Today is a good day to declare independence…from fear. I’m declaring mine.
History has always been a thriller for me, full of suspense and high stakes, full of emotion. I’ve never just read the stories; I’ve lived them on the page. And I’ve always wondered, What would I do? Would I do the right thing?
I wanted to believe I would do the right thing – that I’d be a Revolutionary, that I’d be a New England mother who would hang a quilt on the clothesline stitched with a code that signaled my home was a safe haven on the Underground Railroad, or that I’d be someone who would organize passage to rush children out of Hitler’s way.
Now I’m a 61-year-old white woman living in the age an American president who would stand in an American concentration camp and laugh at the thought of immigrants being chased by alligators. An American president who did that this week.
I feel so helpless.
Those immigrants came here to be free, as my ancestors once did and maybe yours too. The crime rate among immigrants is lower than among citizens in general, and yet this craven man would have us all cower in fear of what they are doing to our county, fear of what the protestors are doing to our cities. They are burning this country to the ground, he would have us believe.
He is burning it to the ground. He is.
We must free ourselves of the fear he wants us to feel: What is the purpose of all those new concentration camps and the hired thugs who will police our country to fill them? Is this police state not meant to make us afraid, keep us quiet?
No matter: I declare my independence and my commitment to carry the promise of this country. Whatever our society gets wrong, or our government itself perverts in this moment, the ideas underpinning our nation were engineered that we might ever and always find new ways in which to work together to protect life, liberty, and the pursuit of happiness. I commit to that protection.
Though we struggle, we are not helpless. There are things we can do, must do, are doing.
We are already laboring toward the birth of the future and must struggle on:
We must summon radical, active compassion to help those who will lose food and healthcare.
We must protect elections.
We must show love to those subjected to hate.
We must build bonds of trust.
We must seek out independent news sources that will speak the truth and not speak for those in power. And then we must speak that truth to those who trust us.
We must buy less and make better choices when we do buy; our spending power is one of our superpowers.

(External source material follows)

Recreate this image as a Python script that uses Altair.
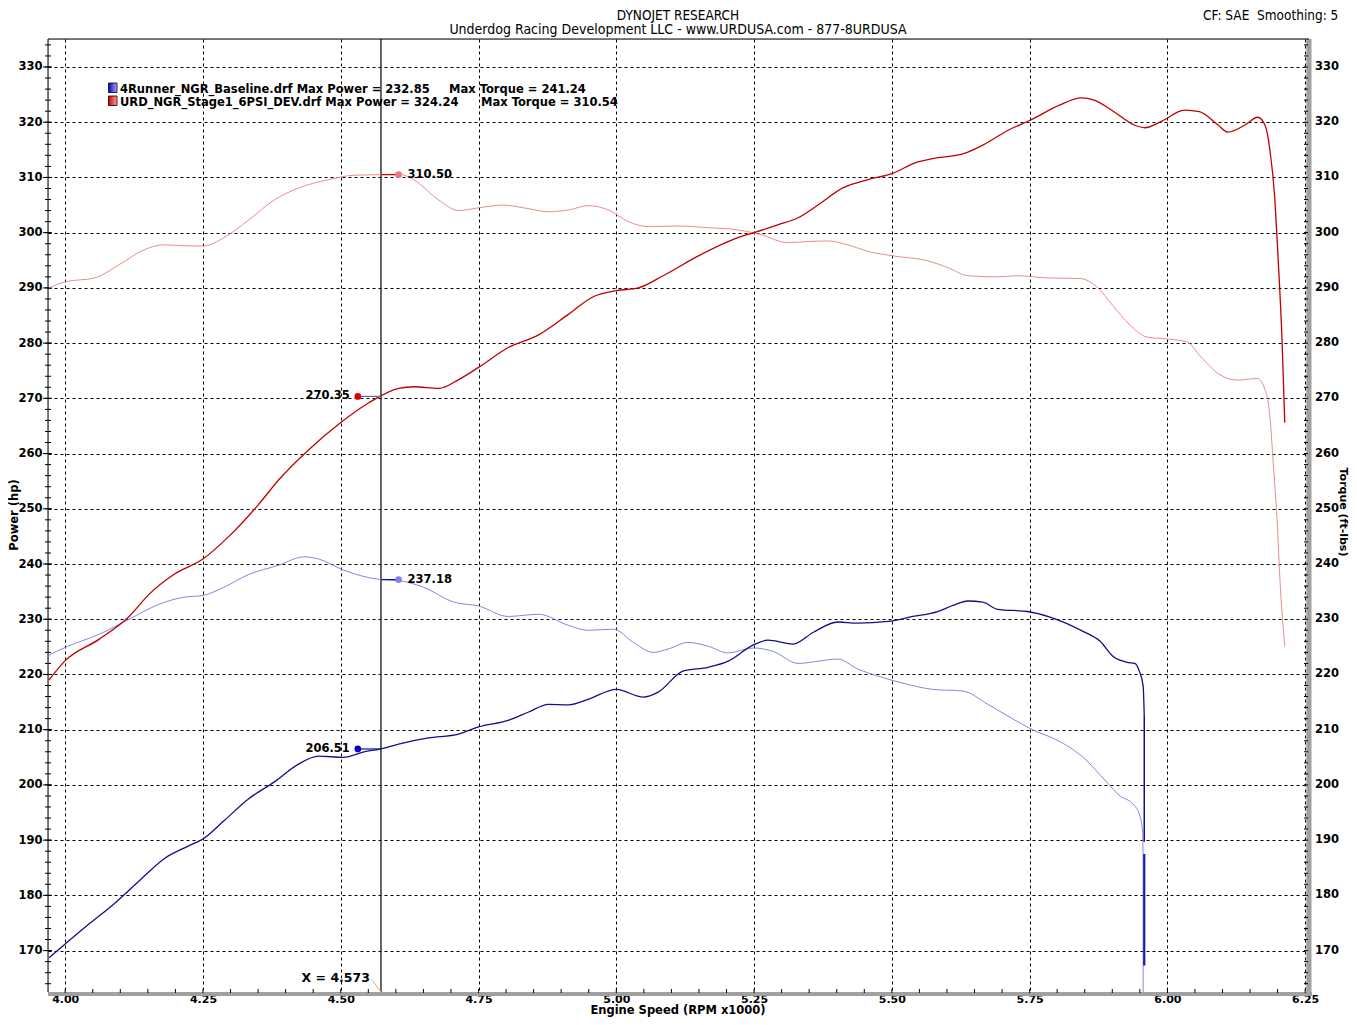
import altair as alt
import pandas as pd

FONT = "DejaVu Sans, Verdana, sans-serif"
HEAD_FONT = "DejaVu Sans Condensed, Liberation Sans Narrow, DejaVu Sans, sans-serif"

# ---------------- data ----------------
red_power_rpm = [3.9706, 4.000, 4.062, 4.116, 4.152, 4.197, 4.250, 4.297, 4.351, 4.388, 4.442, 4.496,
                 4.551, 4.605, 4.632, 4.678, 4.714, 4.750, 4.804, 4.859, 4.913, 4.958, 5.000, 5.040,
                 5.085, 5.149, 5.221, 5.250, 5.293, 5.330, 5.366, 5.411, 5.457, 5.500, 5.547, 5.574,
                 5.630, 5.666, 5.712, 5.752, 5.804, 5.844, 5.867, 5.903, 5.940, 5.959, 5.990, 6.031,
                 6.058, 6.092, 6.110, 6.141, 6.164, 6.177, 6.186, 6.195, 6.200, 6.208, 6.213]
red_power_hp = [219.0, 222.5, 226.4, 230.5, 234.5, 238.1, 240.9, 245.0, 250.8, 255.3, 260.7, 265.3,
                269.2, 271.8, 272.1, 271.8, 273.4, 275.6, 279.2, 281.5, 285.2, 288.4, 289.5, 290.0,
                292.2, 295.8, 299.1, 300.0, 301.4, 302.7, 305.0, 308.1, 309.6, 310.7, 312.8, 313.4,
                314.3, 315.9, 318.6, 320.4, 323.1, 324.4, 324.0, 321.9, 319.5, 319.0, 320.2, 322.2,
                321.9, 319.5, 318.2, 319.5, 320.9, 319.5, 315.0, 306.0, 297.0, 280.6, 265.6]

red_torque_rpm = [3.9706, 4.000, 4.053, 4.098, 4.143, 4.179, 4.225, 4.252, 4.288, 4.333, 4.379, 4.424,
                  4.478, 4.524, 4.571, 4.605, 4.632, 4.678, 4.714, 4.750, 4.795, 4.832, 4.877, 4.913,
                  4.949, 4.986, 5.022, 5.058, 5.112, 5.167, 5.221, 5.257, 5.312, 5.348, 5.384, 5.420,
                  5.457, 5.502, 5.565, 5.601, 5.638, 5.692, 5.728, 5.783, 5.841, 5.872, 5.901, 5.932,
                  5.963, 6.005, 6.036, 6.059, 6.095, 6.127, 6.163, 6.177, 6.186, 6.192, 6.199, 6.204,
                  6.213]
red_torque_ft = [290.0, 291.1, 291.8, 294.2, 296.9, 297.8, 297.6, 297.6, 299.1, 302.3, 305.9, 308.1,
                 309.6, 310.4, 310.5, 310.6, 309.6, 305.9, 304.0, 304.5, 305.0, 304.5, 303.8, 304.1,
                 304.9, 304.1, 302.0, 301.1, 301.2, 300.9, 300.5, 299.8, 298.2, 298.4, 298.5, 297.8,
                 296.6, 295.8, 294.9, 293.7, 292.2, 292.0, 292.2, 291.8, 291.7, 290.2, 286.8, 283.3,
                 281.1, 280.7, 280.2, 277.7, 274.3, 273.3, 273.6, 271.6, 266.7, 258.4, 248.0, 237.6,
                 225.1]

blue_power_rpm = [3.9706, 4.000, 4.043, 4.089, 4.134, 4.179, 4.225, 4.250, 4.288, 4.333, 4.379, 4.424,
                  4.460, 4.505, 4.542, 4.571, 4.605, 4.659, 4.714, 4.750, 4.804, 4.841, 4.877, 4.913,
                  4.949, 5.000, 5.049, 5.076, 5.121, 5.167, 5.203, 5.248, 5.275, 5.321, 5.357, 5.402,
                  5.438, 5.493, 5.538, 5.583, 5.611, 5.638, 5.665, 5.692, 5.746, 5.787, 5.847, 5.878,
                  5.901, 5.927, 5.941, 5.949, 5.956, 5.958]
blue_power_hp = [168.7, 171.2, 174.8, 178.5, 182.6, 186.6, 189.0, 190.2, 193.5, 197.5, 200.5, 203.8,
                 205.2, 205.0, 206.0, 206.5, 207.4, 208.5, 209.2, 210.5, 211.7, 213.2, 214.6, 214.5,
                 215.5, 217.3, 215.9, 216.8, 220.6, 221.3, 222.4, 225.3, 226.2, 225.5, 227.6, 229.5,
                 229.3, 229.6, 230.5, 231.4, 232.5, 233.3, 233.1, 231.8, 231.4, 230.4, 227.8, 226.0,
                 223.3, 222.2, 222.0, 220.6, 217.9, 212.5]
# vertical run-down at the end of the baseline pull (hp)
blue_power_tail_rpm = [5.958, 5.958]
blue_power_tail_hp = [212.5, 189.7]
blue_power_drop_rpm = [5.958, 5.958]
blue_power_drop_hp = [187.5, 167.3]

blue_torque_rpm = [3.9706, 4.000, 4.062, 4.116, 4.170, 4.216, 4.250, 4.288, 4.333, 4.388, 4.433, 4.460,
                   4.505, 4.571, 4.605, 4.650, 4.705, 4.750, 4.804, 4.859, 4.913, 4.949, 4.995, 5.031,
                   5.067, 5.094, 5.130, 5.167, 5.203, 5.248, 5.284, 5.330, 5.366, 5.402, 5.438, 5.475,
                   5.529, 5.574, 5.629, 5.674, 5.710, 5.764, 5.787, 5.847, 5.890, 5.914, 5.938, 5.950,
                   5.955, 5.956]
blue_torque_ft = [223.5, 224.9, 227.3, 230.0, 232.7, 234.0, 234.3, 235.8, 238.1, 239.8, 241.3, 240.9,
                  238.9, 237.2, 237.0, 235.8, 233.1, 232.4, 230.5, 230.9, 228.9, 228.0, 228.2, 225.8,
                  224.0, 224.6, 225.8, 225.1, 223.9, 224.8, 224.2, 222.0, 222.4, 222.8, 221.0, 219.7,
                  218.2, 217.3, 217.0, 214.6, 212.5, 209.6, 208.7, 205.0, 200.5, 198.0, 196.5, 194.4,
                  191.5, 186.0]
blue_torque_tail_rpm = [5.956, 5.956]
blue_torque_tail_ft = [186.0, 162.5]

cursor_rpm = 4.573
marker_rpm = [4.531, 4.531, 4.605, 4.605]
marker_val = [270.35, 206.51, 310.50, 237.18]
marker_txt = ["270.35", "206.51", "310.50", "237.18"]
marker_col = ["#e00000", "#0000d0", "#f07878", "#8080f0"]
connector_col = ["#6060a0", "#10108c", "#c00000", "#10108c"]

x_tick_values = [4.00, 4.25, 4.50, 4.75, 5.00, 5.25, 5.50, 5.75, 6.00, 6.25]
y_tick_values = [170, 180, 190, 200, 210, 220, 230, 240, 250, 260, 270, 280, 290, 300, 310, 320, 330]
y_tick_labels = [str(v) for v in y_tick_values]
x_minor = [round(4.00 + 0.05 * k, 2) for k in range(0, 46)]
y_minor = list(range(164, 336, 2))

legend_lines = ["4Runner_NGR_Baseline.drf Max Power = 232.85",
                "URD_NGR_Stage1_6PSI_DEV.drf Max Power = 324.24"]
legend_torque = ["Max Torque = 241.24", "Max Torque = 310.54"]

# ---------------- geometry ----------------
W, H = 1258, 953
X_DOMAIN = [3.9688, 6.2515]
Y_DOMAIN = [162.5, 335.07]

xs = alt.Scale(domain=X_DOMAIN, nice=False, zero=False)
ys = alt.Scale(domain=Y_DOMAIN, nice=False, zero=False)

xaxis = alt.Axis(values=x_tick_values, format=".2f", grid=True, gridDash=[3, 3], gridColor="black",
                 gridWidth=1, gridOpacity=1, ticks=False, tickSize=0, domain=False,
                 labelFont=FONT, labelFontSize=11, labelFontWeight="bold", labelColor="black",
                 labelPadding=1, labelFlush=False, labelOverlap=False, labelBound=False, title=None)
yaxis = alt.Axis(values=y_tick_values, format="d", grid=True, gridDash=[3, 3], gridColor="black",
                 gridWidth=1, gridOpacity=1, ticks=False, tickSize=0, domain=False,
                 labelFont=FONT, labelFontSize=11.5, labelFontWeight="bold", labelColor="black",
                 labelPadding=6, labelFlush=False, labelOverlap=False, labelBound=False, title=None)


def X(field="rpm"):
    return alt.X(f"{field}:Q", scale=xs, axis=xaxis)


def Y(field="val"):
    return alt.Y(f"{field}:Q", scale=ys, axis=yaxis)


ONE = pd.DataFrame({"d": [0]})


def series(rpm, val, color, width, interp="monotone"):
    df = pd.DataFrame({"rpm": rpm, "val": val, "i": list(range(len(rpm)))})
    return alt.Chart(df).mark_line(color=color, strokeWidth=width, clip=True, interpolate=interp).encode(
        x=X(), y=Y(), order=alt.Order("i:Q"))


def ptext(text, x, y, align="left", size=11, weight="bold", font=FONT, angle=0, color="black"):
    kw = dict(text=text, align=align, baseline="middle", fontSize=size, fontWeight=weight,
              font=font, color=color)
    if angle:
        kw["angle"] = angle
    return alt.Chart(ONE).mark_text(**kw).encode(x=alt.value(x), y=alt.value(y))


def prule(x, x2, y, y2, color, w):
    return alt.Chart(ONE).mark_rule(color=color, strokeWidth=w).encode(
        x=alt.value(x), x2=alt.value(x2), y=alt.value(y), y2=alt.value(y2))


layers = []

# frame: gray bars bottom/right, black left/top
layers.append(prule(0, W + 6, H + 2, H + 2, "#a0a0a0", 4))
layers.append(prule(W + 3, W + 3, 0, H + 4, "#a0a0a0", 5))
layers.append(prule(0, 0, 0, H, "black", 1))
layers.append(prule(0, W + 3, 0, 0, "black", 1))

# ticks
layers.append(alt.Chart(pd.DataFrame({"val": y_minor})).mark_rule(color="black").encode(
    y=Y(), x=alt.value(-3), x2=alt.value(3)))
layers.append(alt.Chart(pd.DataFrame({"val": y_tick_values})).mark_rule(color="black").encode(
    y=Y(), x=alt.value(-5), x2=alt.value(4)))
layers.append(alt.Chart(pd.DataFrame({"val": y_minor})).mark_rule(color="black").encode(
    y=Y(), x=alt.value(W - 2), x2=alt.value(W + 2)))
layers.append(alt.Chart(pd.DataFrame({"rpm": x_minor})).mark_rule(color="black").encode(
    x=X(), y=alt.value(H - 3), y2=alt.value(H + 1)))

# right axis labels
layers.append(alt.Chart(pd.DataFrame({"val": y_tick_values, "label": y_tick_labels})).mark_text(
    align="left", baseline="middle", font=FONT, fontSize=11.5, fontWeight="bold", color="black").encode(
    y=Y(), x=alt.value(W + 9), text="label:N"))

# cursor line
layers.append(alt.Chart(pd.DataFrame({"rpm": [cursor_rpm]})).mark_rule(color="black", strokeWidth=1.2).encode(x=X()))

# curves
layers.append(series(red_torque_rpm, red_torque_ft, "#f08a8a", 1.0))
layers.append(series(blue_torque_rpm, blue_torque_ft, "#8585e2", 1.0))
layers.append(series(blue_torque_tail_rpm, blue_torque_tail_ft, "#8585e2", 1.0, "linear"))
layers.append(series(red_power_rpm, red_power_hp, "#c00000", 1.3))
layers.append(series(blue_power_rpm, blue_power_hp, "#10108c", 1.3))
layers.append(series(blue_power_tail_rpm, blue_power_tail_hp, "#10108c", 1.5, "linear"))
layers.append(series(blue_power_drop_rpm, blue_power_drop_hp, "#1a1aa8", 2.2, "linear"))

# markers
mk = pd.DataFrame({"rpm": marker_rpm, "rpm2": [cursor_rpm] * 4, "val": marker_val,
                   "label": marker_txt, "c": marker_col, "cc": connector_col,
                   "kind": ["p", "p", "t", "t"]})
layers.append(alt.Chart(mk).mark_rule(strokeWidth=1.2).encode(
    x=X(), x2=alt.X2("rpm2:Q"), y=Y(), color=alt.Color("cc:N", scale=None)))
layers.append(alt.Chart(mk).mark_circle(size=45, opacity=1).encode(
    x=X(), y=Y(), color=alt.Color("c:N", scale=None)))
layers.append(alt.Chart(mk).transform_filter("datum.kind == 'p'").mark_text(
    align="right", baseline="middle", dx=-8, font=FONT, fontSize=11.5, fontWeight="bold", color="black").encode(
    x=X(), y=Y(), text="label:N"))
layers.append(alt.Chart(mk).transform_filter("datum.kind == 't'").mark_text(
    align="left", baseline="middle", dx=9, font=FONT, fontSize=11.5, fontWeight="bold", color="black").encode(
    x=X(), y=Y(), text="label:N"))

# X = 4.573 annotation
layers.append(alt.Chart(pd.DataFrame({"rpm": [4.556], "val": [164.8], "rpm2": [cursor_rpm], "val2": [162.5]})).mark_rule(
    color="#e0a0a0", strokeWidth=1).encode(x=X(), y=Y(), x2=alt.X2("rpm2:Q"), y2=alt.Y2("val2:Q")))
layers.append(alt.Chart(pd.DataFrame({"rpm": [4.553], "val": [165.0], "label": ["X = 4.573"]})).mark_text(
    align="right", baseline="middle", font=FONT, fontSize=12.5, fontWeight="bold", color="black").encode(
    x=X(), y=Y(), text="label:N"))

# legend
blue_grad = alt.Gradient(gradient="linear", x1=0, x2=1, y1=0, y2=0,
                         stops=[alt.GradientStop(color="#0000c0", offset=0),
                                alt.GradientStop(color="#a8a8ff", offset=1)])
red_grad = alt.Gradient(gradient="linear", x1=0, x2=1, y1=0, y2=0,
                        stops=[alt.GradientStop(color="#d00000", offset=0),
                               alt.GradientStop(color="#ffa0a0", offset=1)])
layers.append(alt.Chart(ONE).mark_rect(fill=blue_grad, stroke="black", strokeWidth=0.8).encode(
    x=alt.value(60.5), x2=alt.value(69), y=alt.value(44), y2=alt.value(53.5)))
layers.append(alt.Chart(ONE).mark_rect(fill=red_grad, stroke="black", strokeWidth=0.8).encode(
    x=alt.value(60.5), x2=alt.value(69), y=alt.value(57), y2=alt.value(66.5)))
layers.append(ptext(legend_lines[0], 72, 51, size=11.5))
layers.append(ptext(legend_lines[1], 72, 64, size=11.5))
layers.append(ptext(legend_torque[0], 401, 51, size=11.5))
layers.append(ptext(legend_torque[1], 433, 64, size=11.5))

# titles
layers.append(ptext("DYNOJET RESEARCH", 630, -23, align="center", size=13.5, weight="normal", font=HEAD_FONT))
layers.append(ptext("Underdog Racing Development LLC - www.URDUSA.com - 877-8URDUSA", 630, -9.5,
                    align="center", size=14, weight="normal", font=HEAD_FONT))
layers.append(ptext("CF: SAE\u00a0 Smoothing: 5", 1155, -23, align="left", size=13.5, weight="normal", font=HEAD_FONT))
layers.append(ptext("Engine Speed (RPM x1000)", 630, 972, align="center", size=11.5))
layers.append(ptext("Power (hp)", -33, 476, align="center", size=11.5, angle=270))
layers.append(ptext("Torque (ft-lbs)", W + 37, 473, align="center", size=11, angle=90))

chart = alt.layer(*layers).properties(
    width=W, height=H,
    padding={"left": 40, "top": 31, "right": 43, "bottom": 25},
    autosize=alt.AutoSizeParams(type="none"),
).configure_view(stroke=None).configure(background="white")

chart.save("out.html", embed_options={"renderer": "svg", "actions": False})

We must begin to plan for how humans will live with purpose in a world where tech oligarchs are deploying bots to take our jobs and to abandon us to starvation and horrible deaths – and where our government is aiding and abetting that process by stripping away Medicaid, health insurance, and food programs for children and families.
We must find ways to make our society work for all of us. It’s already happening with governors and mayors who are centering people in the policies that run states and cities: Mundane housing policy and transportation policy can change lives.
We can imagine better for our country. We are imagining better. Even as we live through terrible times.
I am just one individual. But I am filled with light. I am incandescent today not with rage but with conviction: I know I am a Revolutionary, and I have work to do.
Please read this update of the Declaration of Independence by Judge J. Michael Luttig. A call and response between the original document and our moment, his work serves as a bridge between the beginning of our revolution and our call to action now. Twenty-seven truths about freedom – and tyranny -- echo across two-hundred-fifty years. Please read it. Please share it.
The Revolution is ours now.
On this Fourth of July, I declare my independence. What good shall we do together to save the United States of America from tyranny?